Drive to standardise systems and improve business processes

Tags: volkswagen

By Andy McCue

Published: 12 June 2007 12:15 GMT

Europe's biggest car manufacturer Volkswagen (VW) has ditched thousands of IT systems and reduced IT headcount by a fifth as part of a drive to overhaul the group's business processes and cut the time it takes to bring new models of car to market.

With a "feuerwerk" of new car models - 37 last year and 22 planned for 2007 - the 60-month planning cycles for new models led to rising costs and inefficiencies and forced the VW board to act.

Stefan Ostrowski, VW group CTO, speaking at the Forrester IT Forum in Edinburgh this week, said: "It started with a shift from the board.

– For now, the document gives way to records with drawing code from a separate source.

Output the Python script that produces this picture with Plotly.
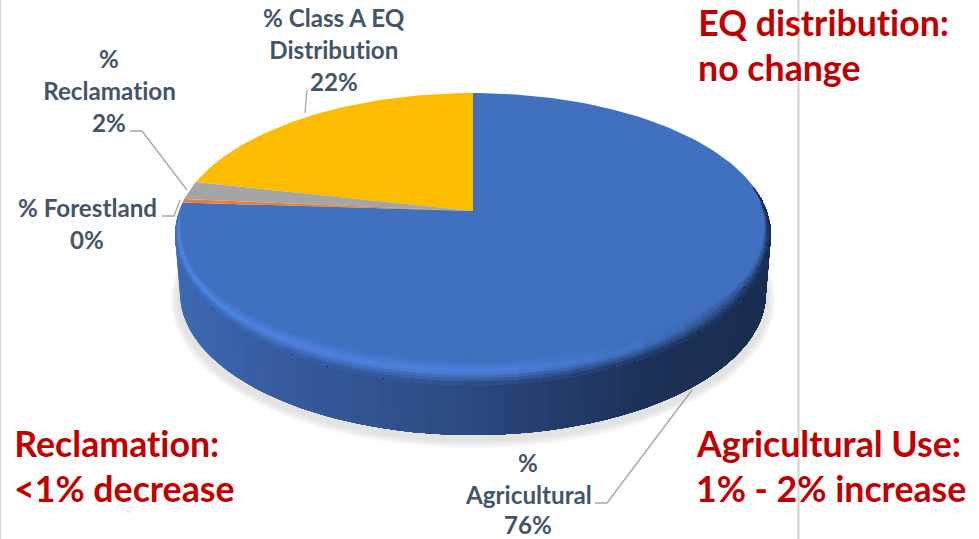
import math
import plotly.graph_objects as go

# ---- data ----
categories = ["% Agricultural", "% Forestland", "% Reclamation", "% Class A EQ Distribution"]
values = [76.0, 0.4, 2.1, 21.5]
slice_colors = ["#4170BF", "#ED7D31", "#A5A5A5", "#FCBC00"]
callouts = ["EQ distribution:\nno change", "Reclamation:\n<1% decrease", "Agricultural Use:\n1% - 2% increase"]

# ---- geometry of the tilted disc (pixel space) ----
W, H = 979, 539
APEX_X, APEX_Y = 473, 211
DISC_C = 294
PERSP_K = 0.163
PERSP_A = -102.8


def hexrgb(c):
    return tuple(int(c[i:i + 2], 16) for i in (1, 3, 5))


def mix(c1, c2, t):
    a, b = hexrgb(c1), hexrgb(c2)
    return "#%02x%02x%02x" % tuple(round(a[i] + (b[i] - a[i]) * t) for i in range(3))


def ramp(stops, x):
    if x <= stops[0][0]:
        return stops[0][1]
    for (x0, c0), (x1, c1) in zip(stops, stops[1:]):
        if x <= x1:
            return mix(c0, c1, (x - x0) / (x1 - x0))
    return stops[-1][1]


def disc_point(theta):
    u, v = math.sin(theta), math.cos(theta)
    d = 1 + PERSP_K * v
    return APEX_X + DISC_C * u / d, (APEX_Y + PERSP_A * v) / d


def lerp(a, b, t):
    return a + (b - a) * t


LEFT_EXT = math.radians(13)
RIGHT_EXT = math.radians(20)


def rim_point(phi, t):
    if phi < 0 or phi > math.pi:
        over = (-phi / RIGHT_EXT) if phi < 0 else ((phi - math.pi) / LEFT_EXT)
        rx = lerp(298 - 7 * (1 - over), 298, t)
        return APEX_X + rx * math.cos(phi), 235 + 141 * math.sin(phi)
    rx = lerp(291, 298, t)
    cy = lerp(232, 235, t)
    bottom = lerp(360, 385, t)
    return APEX_X + rx * math.cos(phi), cy + (bottom - cy) * math.sin(phi)


def wall_bottom(phi):
    return APEX_X + 293 * math.cos(phi), 293 + 142 * math.sin(phi)


def poly(xs, ys, color):
    return go.Scatter(x=xs, y=ys, mode="lines", fill="toself", fillcolor=color,
                      line=dict(color=color, width=0), hoverinfo="skip", showlegend=False)


fig = go.Figure()

# frame lines
for x, col, wid in [(0.5, "#DDDDDD", 2), (798.5, "#D2D2D2", 2)]:
    fig.add_trace(go.Scatter(x=[x, x], y=[0, H], mode="lines", line=dict(color=col, width=wid),
                             hoverinfo="skip", showlegend=False))

# soft shadow
for grow, col in [(6, "#F6F6F6"), (4, "#EFEFEF"), (2, "#E8E8E8"), (0, "#E3E3E3")]:
    xs, ys = [], []
    for i in range(181):
        a = 2 * math.pi * i / 180
        xs.append(APEX_X + (296 + grow) * math.cos(a))
        ys.append(300 + (142 + grow) * math.sin(a))
    fig.add_trace(poly(xs, ys, col))

# side wall: painted left to right, each piece covering everything to its right (no seams)
WALL_STOPS = [(175, "#3D68B3"), (300, "#35599A"), (450, "#2C4C83"), (550, "#243E6C"),
              (650, "#1C3158"), (771, "#1A2C4F")]
N_WALL = 60
arc = [math.pi * (1 - i / N_WALL) for i in range(N_WALL + 1)]
for i in range(N_WALL):
    tail = arc[i:]
    top = [rim_point(p, 1) for p in tail]
    bot = [wall_bottom(p) for p in reversed(tail)]
    xs = [q[0] for q in top + bot] + [top[0][0]]
    ys = [q[1] for q in top + bot] + [top[0][1]]
    fig.add_trace(poly(xs, ys, ramp(WALL_STOPS, (top[0][0] + top[1][0]) / 2)))

# slices of the top face, computed from the values
total = sum(values)
start = 0.0
for val, col in zip(values, slice_colors):
    end = start + val / total * 2 * math.pi
    n = max(3, int(val * 3))
    pts = [disc_point(start + (end - start) * k / n) for k in range(n + 1)]
    xs = [APEX_X] + [p[0] for p in pts] + [APEX_X]
    ys = [APEX_Y] + [p[1] for p in pts] + [APEX_Y]
    fig.add_trace(poly(xs, ys, col))
    start = end

# bevel along the rim: inner layers first, each layer painted left to right
BASE = slice_colors[0]
HILITE = [(175, "#4F86E4"), (500, "#4C80DA"), (640, "#4272C0"), (700, "#33588F"), (771, "#1F3560")]
N_RIM, N_LAYER = 40, 8
span = math.pi + LEFT_EXT + RIGHT_EXT
rim_arc = [math.pi + LEFT_EXT - span * i / N_RIM for i in range(N_RIM + 1)]
for L in range(N_LAYER):
    t0 = L / N_LAYER
    tm = (L + 0.5) / N_LAYER
    for i in range(N_RIM):
        tail = rim_arc[i:]
        inner = [rim_point(p, t0) for p in tail]
        outer = [rim_point(p, 1) for p in reversed(tail)]
        xm = (inner[0][0] + inner[1][0]) / 2
        hi = ramp(HILITE, xm)
        if tm < 0.5:
            col = mix(BASE, hi, tm / 0.5)
        else:
            col = mix(hi, ramp(WALL_STOPS, xm), (tm - 0.5) / 0.5)
        xs = [q[0] for q in inner + outer] + [inner[0][0]]
        ys = [q[1] for q in inner + outer] + [inner[0][1]]
        fig.add_trace(poly(xs, ys, col))

# leader lines
leaders = [
    ([307, 305], [90, 113]),
    ([130, 142, 187], [131, 131, 190]),
    ([162, 174, 180], [216, 216, 200]),
    ([595, 607, 692], [503, 503, 390]),
]
for xs, ys in leaders:
    fig.add_trace(go.Scatter(x=xs, y=ys, mode="lines", line=dict(color="#A6A6A6", width=1.3),
                             hoverinfo="skip", showlegend=False))

# data labels (category + rounded value from the data)
LABEL_FONT = dict(family="Lato", size=24.2, color="#44546A")
label_pos = {
    "% Class A EQ Distribution": (334, [17, 49, 81], ["% Class A EQ", "Distribution"]),
    "% Reclamation": (109, [58, 90, 122], ["%", "Reclamation"]),
    "% Forestland": (87, [207, 239], ["% Forestland"]),
    "% Agricultural": (528, [462, 494, 524], ["%", "Agricultural"]),
}
ann = []
for cat, val in zip(categories, values):
    cx, ys, lines = label_pos[cat]
    for y, s in zip(ys, lines + [f"{round(val)}%"]):
        ann.append(dict(x=cx, y=y, text="<b>%s</b>" % s, showarrow=False, xanchor="center", yanchor="middle",
                        font=LABEL_FONT))

# red call-outs
call_pos = [(696, [22, 67]), (12, [443, 488]), (694, [443, 488])]
for text, (x, ys) in zip(callouts, call_pos):
    for y, s in zip(ys, text.split("\n")):
        ann.append(dict(x=x, y=y, text="<b>%s</b>" % s.replace("<", "&lt;"), showarrow=False, xanchor="left",
                        yanchor="middle", font=dict(family="Lato", size=35.7, color="#C00000")))

fig.update_layout(
    width=W, height=H, margin=dict(l=0, r=0, t=0, b=0), autosize=False,
    paper_bgcolor="white", plot_bgcolor="white", showlegend=False, annotations=ann,
    xaxis=dict(range=[0, W], visible=False, fixedrange=True),
    yaxis=dict(range=[H, 0], visible=False, fixedrange=True),
)
fig.write_html("out.html", config={"displayModeBar": False},
               post_script="document.body.style.margin='0';document.body.style.overflow='hidden';"
                           "var s=document.createElement('style');"
                           "s.textContent='text{font-variant-ligatures:none;font-feature-settings:\"liga\" 0}';"
                           "document.head.appendChild(s);")
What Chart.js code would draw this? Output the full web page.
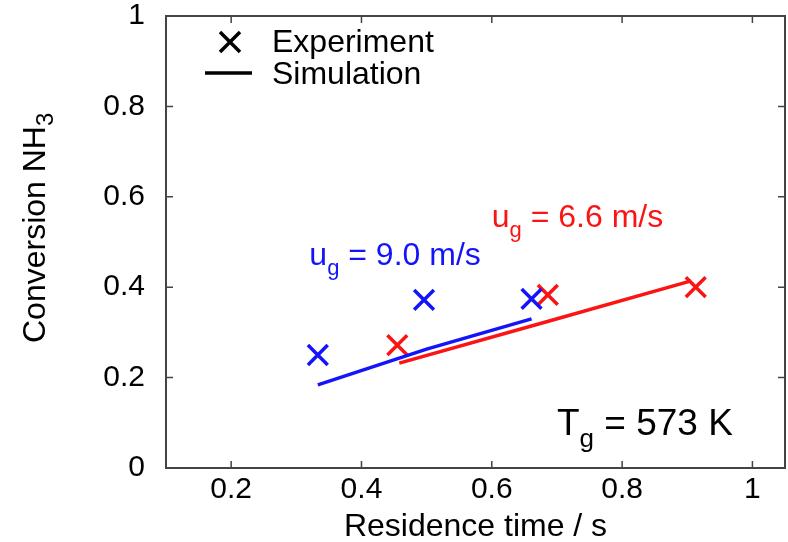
<!DOCTYPE html>
<html>
<head>
<meta charset="utf-8">
<script src="https://cdn.jsdelivr.net/npm/chart.js@4.4.1/dist/chart.umd.min.js"></script>
<style>
  body { margin: 0; background: #fff; }
  #wrap { width: 788px; height: 542px; }
</style>
</head>
<body>
<div id="wrap"><canvas id="chart" width="788" height="542"></canvas></div>
<script>
// data
var xTicks = [0.2, 0.4, 0.6, 0.8, 1];
var yTicks = [0, 0.2, 0.4, 0.6, 0.8, 1];

// u_g = 9.0 m/s (blue)
var blueExpX = [0.333, 0.496, 0.661];
var blueExpY = [0.250, 0.372, 0.374];
var blueSimX = [0.333, 0.500, 0.661];
var blueSimY = [0.184, 0.263, 0.330];

// u_g = 6.6 m/s (red)
var redExpX = [0.455, 0.686, 0.913];
var redExpY = [0.272, 0.383, 0.400];
var redSimX = [0.458, 0.680, 0.906];
var redSimY = [0.232, 0.322, 0.414];

var BLUE = 'rgb(20,20,250)';
var RED = 'rgb(250,20,20)';
var FONT = '"Liberation Sans", Arial, Helvetica, sans-serif';

function pts(xs, ys) {
    return xs.map(function (x, i) { return { x: x, y: ys[i] }; });
}

// text with a subscript part, e.g. u + g + " = 9.0 m/s"
function subText(ctx, x, y, main, sub, rest, size, subSize, drop) {
    ctx.font = size + 'px ' + FONT;
    ctx.fillText(main, x, y);
    x += ctx.measureText(main).width;
    ctx.font = subSize + 'px ' + FONT;
    ctx.fillText(sub, x, y + drop);
    x += ctx.measureText(sub).width;
    ctx.font = size + 'px ' + FONT;
    ctx.fillText(rest, x, y);
}

function noPad(s) {
    s.paddingLeft = 0;
    s.paddingRight = 0;
    s.paddingTop = 0;
    s.paddingBottom = 0;
}

var framePlugin = {
    id: 'frame',
    afterDraw: function (chart) {
        var ctx = chart.ctx;
        var a = chart.chartArea;
        var xs = chart.scales.x, ys = chart.scales.y;
        ctx.save();
        ctx.strokeStyle = '#444';
        ctx.lineWidth = 2;
        ctx.strokeRect(a.left, a.top, a.right - a.left, a.bottom - a.top);
        ctx.lineWidth = 1.5;
        ctx.beginPath();
        xTicks.forEach(function (v) {
            var px = xs.getPixelForValue(v);
            ctx.moveTo(px, a.bottom); ctx.lineTo(px, a.bottom - 7);
            ctx.moveTo(px, a.top); ctx.lineTo(px, a.top + 7);
        });
        yTicks.forEach(function (v) {
            var py = ys.getPixelForValue(v);
            ctx.moveTo(a.left, py); ctx.lineTo(a.left + 7, py);
            ctx.moveTo(a.right, py); ctx.lineTo(a.right - 7, py);
        });
        ctx.stroke();

        // legend
        ctx.strokeStyle = '#000';
        ctx.lineWidth = 3.5;
        ctx.beginPath();
        ctx.moveTo(220, 32); ctx.lineTo(240, 52);
        ctx.moveTo(240, 32); ctx.lineTo(220, 52);
        ctx.moveTo(205, 73); ctx.lineTo(252, 73);
        ctx.stroke();
        ctx.fillStyle = '#000';
        ctx.textBaseline = 'alphabetic';
        ctx.textAlign = 'left';
        ctx.font = '32px ' + FONT;
        ctx.fillText('Experiment', 272, 52);
        ctx.fillText('Simulation', 272, 84);

        // labels inside the plot
        ctx.fillStyle = BLUE;
        subText(ctx, xs.getPixelForValue(0.32), ys.getPixelForValue(0.449), 'u', 'g', ' = 9.0 m/s', 32, 22, 10);
        ctx.fillStyle = RED;
        subText(ctx, xs.getPixelForValue(0.60), ys.getPixelForValue(0.533), 'u', 'g', ' = 6.6 m/s', 32, 22, 10);
        ctx.fillStyle = '#000';
        subText(ctx, xs.getPixelForValue(0.70), ys.getPixelForValue(0.073), 'T', 'g', ' = 573 K', 37, 26, 12);

        // y axis title, rotated
        ctx.translate(45, 343);
        ctx.rotate(-Math.PI / 2);
        subText(ctx, 0, 0, 'Conversion NH', '3', '', 32, 24, 8);
        ctx.restore();
    }
};

new Chart(document.getElementById('chart'), {
    type: 'scatter',
    data: {
        datasets: [
            {
                label: 'Simulation 9.0 m/s',
                data: pts(blueSimX, blueSimY),
                showLine: true,
                borderColor: BLUE,
                borderWidth: 3.5,
                pointRadius: 0,
                fill: false
            },
            {
                label: 'Simulation 6.6 m/s',
                data: pts(redSimX, redSimY),
                showLine: true,
                borderColor: RED,
                borderWidth: 3.5,
                pointRadius: 0,
                fill: false
            },
            {
                label: 'Experiment 9.0 m/s',
                data: pts(blueExpX, blueExpY),
                pointStyle: 'crossRot',
                pointRadius: 14,
                borderColor: BLUE,
                pointBorderWidth: 3.5
            },
            {
                label: 'Experiment 6.6 m/s',
                data: pts(redExpX, redExpY),
                pointStyle: 'crossRot',
                pointRadius: 14,
                borderColor: RED,
                pointBorderWidth: 3.5
            }
        ]
    },
    options: {
        responsive: false,
        animation: false,
        layout: { autoPadding: false, padding: { top: 16, right: 3, left: 0, bottom: 0 } },
        plugins: {
            legend: { display: false },
            tooltip: { enabled: false }
        },
        scales: {
            x: {
                type: 'linear',
                min: 0.1,
                max: 1.05,
                grid: { display: false, drawTicks: false, tickLength: 0 },
                border: { display: false },
                afterBuildTicks: function (s) {
                    s.ticks = xTicks.map(function (v) { return { value: v }; });
                },
                afterFit: function (s) { s.height = 74; noPad(s); },
                ticks: {
                    color: '#000',
                    padding: 4,
                    maxRotation: 0,
                    font: { family: FONT, size: 30 },
                    callback: function (v) { return String(+v.toFixed(2)); }
                },
                title: {
                    display: true,
                    text: 'Residence time / s',
                    color: '#000',
                    font: { family: FONT, size: 32 },
                    padding: { top: 0, bottom: -4 }
                }
            },
            y: {
                min: 0,
                max: 1,
                grid: { display: false, drawTicks: false, tickLength: 0 },
                border: { display: false },
                afterBuildTicks: function (s) {
                    s.ticks = yTicks.map(function (v) { return { value: v }; });
                },
                afterFit: function (s) { s.width = 166; noPad(s); },
                ticks: {
                    color: '#000',
                    padding: 21,
                    font: { family: FONT, size: 30 },
                    callback: function (v) { return String(+v.toFixed(2)); }
                }
            }
        }
    },
    plugins: [framePlugin]
});
</script>
</body>
</html>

From the complexity of our business we had the pressure to go for process harmonisation... and the business decided to put IT in an active role."

Per car our IT budget is a quarter of those with the highest IT spend. VW is the benchmark.

IT budget cuts forced the standardisation and rationalisation of systems and VW has now gone from more than 5,000 IT systems down to around 300 worldwide.

VW has a core group IT structure that provides the technology for the VW car marque and some standard systems for the other makes such as Audi, Bentley, Buggati, Lamborghini and Skoda. But each of the other marques also has its own CIO and IT organisation.

Ostrowski told silicon.com VW does regular benchmarking of its IT costs against other manufacturers such as Mercedes and Peugeot.

He said: "Per car our IT budget is a quarter of those with the highest IT spend. VW is the benchmark. They are spending four times more per car on IT."

The restructured IT department - now called IT and process organisation - has also reduced its headcount by 20 per cent over three years and there are now three times more external consultants than internal staff.

Ostrowski said: "We [internally] are really in a governance role. This makes us quite flexible."

But the overhaul isn't just about cutting IT costs and there is a programme to redesign and simplify VW's business processes.

He said: "It started with a shift from the board. IT was given the role of co-designer. IT was challenged to take an active role in the design of the business processes of the organisation. IT could only do this by speaking business language."

To do this VW trained 400 IT people in business processes and modelling and to be mediators between different functions. Ostrowski said there is also a lot of rotation for people in IT to give them new skills, with the optimal rotation time being four years.